The book consists of an introduction, five chapters, a short glossary of terms used in the preceding description, and a fairly long bibliography. The introduction (1–10) explains the reasons for the exclusion of proper names and substantivized adjectives from the following analyses, presents the principles of description used, and copes with the problem of polysemy of the substantives to be described. The first chapter (11–40) outlines the field, distinguishing the ‘veritable’ nouns, denoting the things, from the ‘derived’ nouns, based on verbs and adjectives and denoting the states, processes, qualities, and so on. This chapter treats the basic classification distinctions, which include concrete/abstract, extensive/intensive, countable/uncountable, animate/inanimate, and natural/manufactured.
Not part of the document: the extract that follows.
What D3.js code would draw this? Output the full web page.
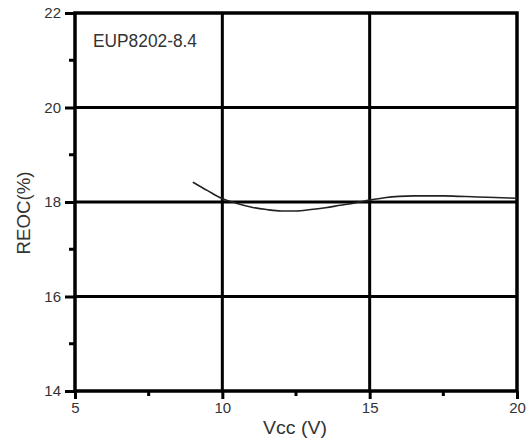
<!DOCTYPE html>
<html><head><meta charset="utf-8">
<script src="https://cdn.jsdelivr.net/npm/d3@7"></script>
<style>body{margin:0;background:#fff}svg{display:block}text{font-family:"Liberation Sans",Arial,sans-serif;fill:#333}</style>
</head><body>
<script>
const vcc = [9.0, 9.5, 10.0, 10.5, 11.0, 11.5, 12.0, 12.5, 13.0, 13.5, 14.0, 14.5, 15.0, 15.5, 16.0, 16.5, 17.0, 17.5, 18.0, 18.5, 19.0, 19.5, 20.0];
const reoc = [18.42, 18.24, 18.07, 17.97, 17.89, 17.84, 17.81, 17.81, 17.84, 17.88, 17.93, 17.98, 18.04, 18.09, 18.12, 18.13, 18.13, 18.13, 18.12, 18.11, 18.10, 18.09, 18.08];
const xTicks = [5, 10, 15, 20];
const yTicks = [14, 16, 18, 20, 22];
const xMinor = [7.5, 12.5, 17.5];
const yMinor = [15, 17, 19, 21];

const W = 532, H = 441;
const L = 75, R = 517, T = 13, B = 391;
const svg = d3.select("body").append("svg").attr("width", W).attr("height", H);
const x = d3.scaleLinear().domain([5, 20]).range([L, R]);
const y = d3.scaleLinear().domain([14, 22]).range([B, T]);

// grid
svg.append("g").selectAll("line").data(yTicks.slice(1, -1)).join("line")
  .attr("x1", L).attr("x2", R).attr("y1", d => y(d)).attr("y2", d => y(d))
  .attr("stroke", "#000").attr("stroke-width", 3);
svg.append("g").selectAll("line").data(xTicks.slice(1, -1)).join("line")
  .attr("y1", T).attr("y2", B).attr("x1", d => x(d)).attr("x2", d => x(d))
  .attr("stroke", "#000").attr("stroke-width", 3);

// axes
const xAxis = d3.axisBottom(x).tickValues(xTicks).tickSize(8).tickPadding(3).tickFormat(d3.format("d"));
const gx = svg.append("g").attr("transform", `translate(0,${B})`).call(xAxis);
const yAxis = d3.axisLeft(y).tickValues(yTicks).tickSize(10).tickPadding(4).tickFormat(d3.format("d"));
const gy = svg.append("g").attr("transform", `translate(${L},0)`).call(yAxis);
[gx, gy].forEach(g => {
  g.select(".domain").remove();
  g.selectAll(".tick line").attr("stroke", "#000").attr("stroke-width", 3);
  g.selectAll(".tick text").attr("font-size", 15).attr("font-family", "'Liberation Sans',Arial,sans-serif").style("fill", "#333");
});
svg.append("g").selectAll("line").data(xMinor).join("line")
  .attr("x1", d => x(d)).attr("x2", d => x(d)).attr("y1", B).attr("y2", B + 5)
  .attr("stroke", "#000").attr("stroke-width", 3);
svg.append("g").selectAll("line").data(yMinor).join("line")
  .attr("x1", L - 6).attr("x2", L).attr("y1", d => y(d)).attr("y2", d => y(d))
  .attr("stroke", "#000").attr("stroke-width", 3);

// frame
svg.append("rect").attr("x", L).attr("y", T).attr("width", R - L).attr("height", B - T)
  .attr("fill", "none").attr("stroke", "#000").attr("stroke-width", 3.5);

// curve
svg.append("path").datum(vcc.map((v, i) => [v, reoc[i]]))
  .attr("d", d3.line().x(d => x(d[0])).y(d => y(d[1])).curve(d3.curveMonotoneX))
  .attr("fill", "none").attr("stroke", "#222").attr("stroke-width", 1.6);

// labels
svg.append("text").attr("x", 93).attr("y", 47).attr("font-size", 18)
  .attr("textLength", 104).attr("lengthAdjust", "spacingAndGlyphs").style("fill", "#333").text("EUP8202-8.4");
svg.append("text").attr("transform", `translate(30,213) rotate(-90)`)
  .attr("text-anchor", "middle").attr("font-size", 19)
  .attr("textLength", 83).attr("lengthAdjust", "spacingAndGlyphs").style("fill", "#333").text("REOC(%)");
svg.append("text").attr("x", 295).attr("y", 434).attr("text-anchor", "middle").attr("font-size", 18)
  .attr("textLength", 64).attr("lengthAdjust", "spacingAndGlyphs").style("fill", "#333").text("Vcc (V)");
</script>
</body></html>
The simplicity of structure is readily apparent. The following four chapters, focusing on the concrete countable nouns (41–62), the concrete uncountable nouns (63–74), the abstract intensive nouns (75–95), and the abstract extensive nouns (97–112), show that it is quite difficult to identify the subsystems with well-defined borders. The shifts from one category into another are very frequent, depending on extremely variable conditions. Despite this, the authors always try to give a sufficient number of formal properties convincingly proving the specificity of a given group of nouns.
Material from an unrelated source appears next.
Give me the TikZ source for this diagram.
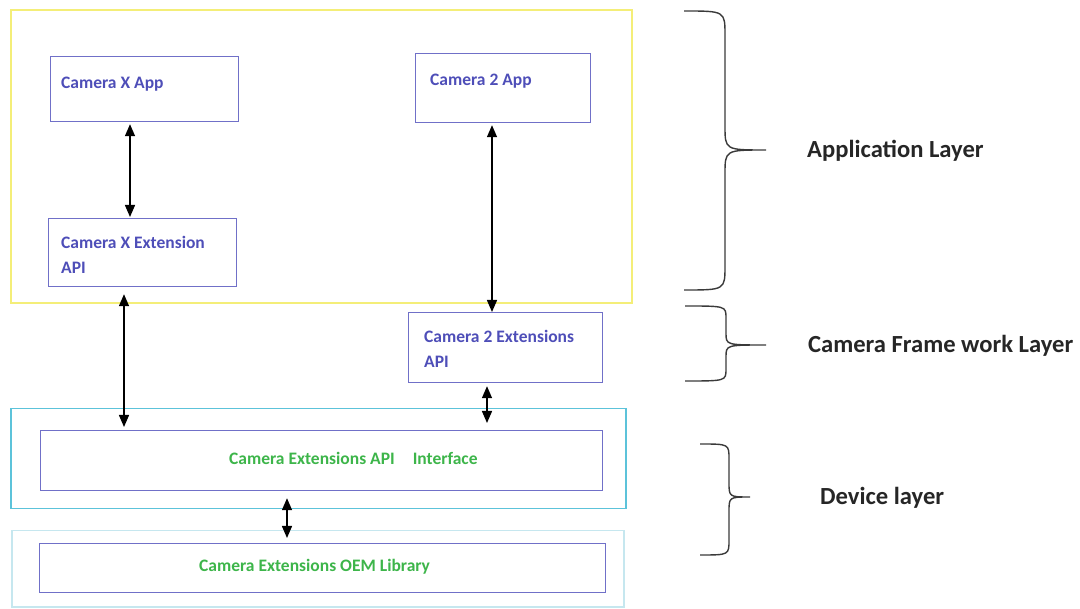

The extensive/intensive opposition is worth mentioning since it does not usually appear in the literature on noun typology. However, this feature is characteristic for a number of abstract nouns. All concrete objects are extensive either in space (table ‘table’) or in time (sonate ‘sonata’), while the abstract objects are either intensive (bonté ‘goodness’) or extensive. If they are extensive, they have exclusively temporal dimension (effondrement ‘collapse’). There are no hard and fast lines between the two classes, as some substantives may cumulate the features of both classes (tristesse ‘sadness’ may be more or less intensive, but it may last for a determined period of time and thus become extensive). In addition, there are also substantives that do not seem to fit into either class (immortalité ‘immortality’).

This is a useful book for linguists concerned with French grammar, but it will find its readers equally among the specialists in general linguistics. As the title suggests, the proposed analysis is just a sketch of a classification based on the exclusively formal criteria, exhaustive and incomplete at the same time. It may stimulate further studies.